The First Ten Minutes After the Rim Turns Gold
Maninjau changes before the sun reaches it. Watch the caldera rim first. In the early morning, the high edge catches light while the lake remains in shadow, a darker plane that looks almost suspended. For a few minutes, the water is not “blue” yet—it’s a deep, muted tone that reflects only what the sky is willing to give. Then the transformation arrives in a narrow band. As the sun clears the rim, a strip of brightness slides across the surface from one side, like a curtain being pulled open slowly. The reflections sharpen—tree lines become legible, rooftops appear as quiet color blocks, and any mist in the bowl thins into threads. If the morning is windless, this is when Maninjau hardly ripples. Sound feels farther away. Even small movements—a paddle turning, a bird skimming low—look deliberate, as if the lake is asking everything to move more carefully.

The Reflections
On calm mornings, the shoreline villages and the caldera’s green slopes appear as clean, slightly softened mirror images. When a breeze arrives, reflections don’t disappear—they break into long, horizontal fragments that keep the scene readable but less perfect.
The Water
The water shifts between slate-green and deep blue depending on cloud cover and angle. When the sun is still low, the crater lake reads greener, influenced by surrounding vegetation and the shadowed bowl; by late morning it turns bluer under a clearer sky.
The Landscape
Maninjau is framed by steep, folded hills that make the lake feel enclosed and inward. Low cloud can cling to the rim while the surface stays open, creating the sense of a room with a high ceiling and moving curtains.
Best Angles
Lawang Park overlook
Stand slightly away from the main railings to avoid the busy foreground; frame the full caldera with the rim as a clean arc and keep the horizon level—this view is about shape, not drama.
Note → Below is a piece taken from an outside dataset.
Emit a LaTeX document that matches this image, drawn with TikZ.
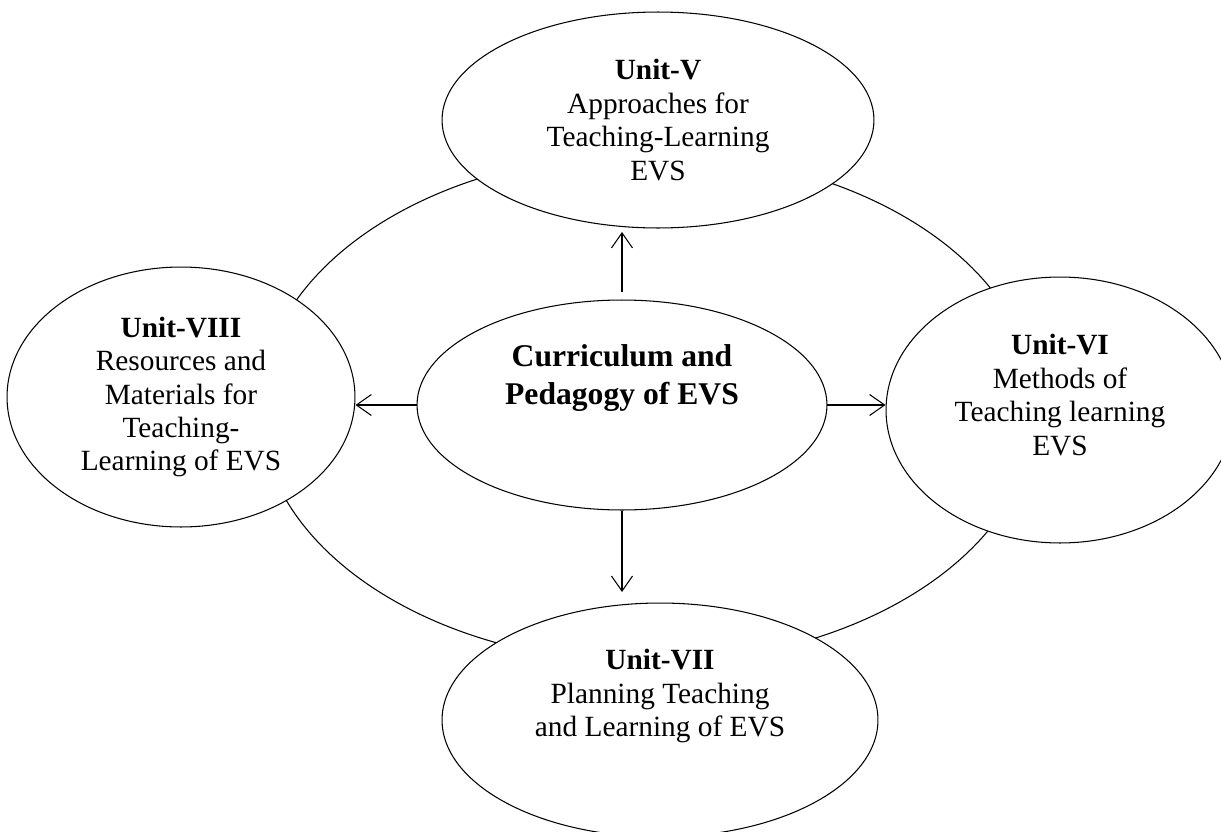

Shoreline near Bayur (eastern side access points)
Get low near the water and aim across the lake toward the opposite slope; it turns fish cages and moored boats into quiet silhouettes, especially in early light.
The descent road viewpoints (hairpins above the lake)
Most people shoot straight down; instead, angle along the curve of the shore to show how the lake sits inside the bowl, with layered ridgelines receding behind it.
A still corner by a small jetty at dusk
Turn the camera away and simply watch the last light flatten on the surface; this is the angle for noticing—ripples fading, voices thinning, the lake returning to itself.
Crowd pattern — Lawang Park is busiest late morning to mid-afternoon; early morning is noticeably emptier, and the shoreline feels calmer at dusk once day-trippers are gone.
Effort level — the lake itself is easy once you’re down, but the road involves steep switchbacks and can feel slow; plan for stops if you’re sensitive to winding drives.
Access note — viewpoints may have small local parking or entrance fees; conditions can change after heavy rain, so ask locally about road safety on the descent.
What to bring — a light rain layer even in dry months, something for motion sickness if needed, and a cloth to wipe lens/phone (humidity and lake air can fog glass in the morning).
Handpicked Stays & Tables
Places chosen for beauty and intention, not algorithms. Each one is worth your time.
Maninjau Indah Hotel
Lakeside (near Maninjau Bay)
Padi Ecolodge
Bukittinggi area
Simpang Raya Maninjau
Lakeside area (ask locally for the nearest branch/spot)
Local warung by the shoreline jetties
Small lakeside villages around the bay

At Maninjau, the day doesn’t begin with noise—it begins with the surface deciding whether to move.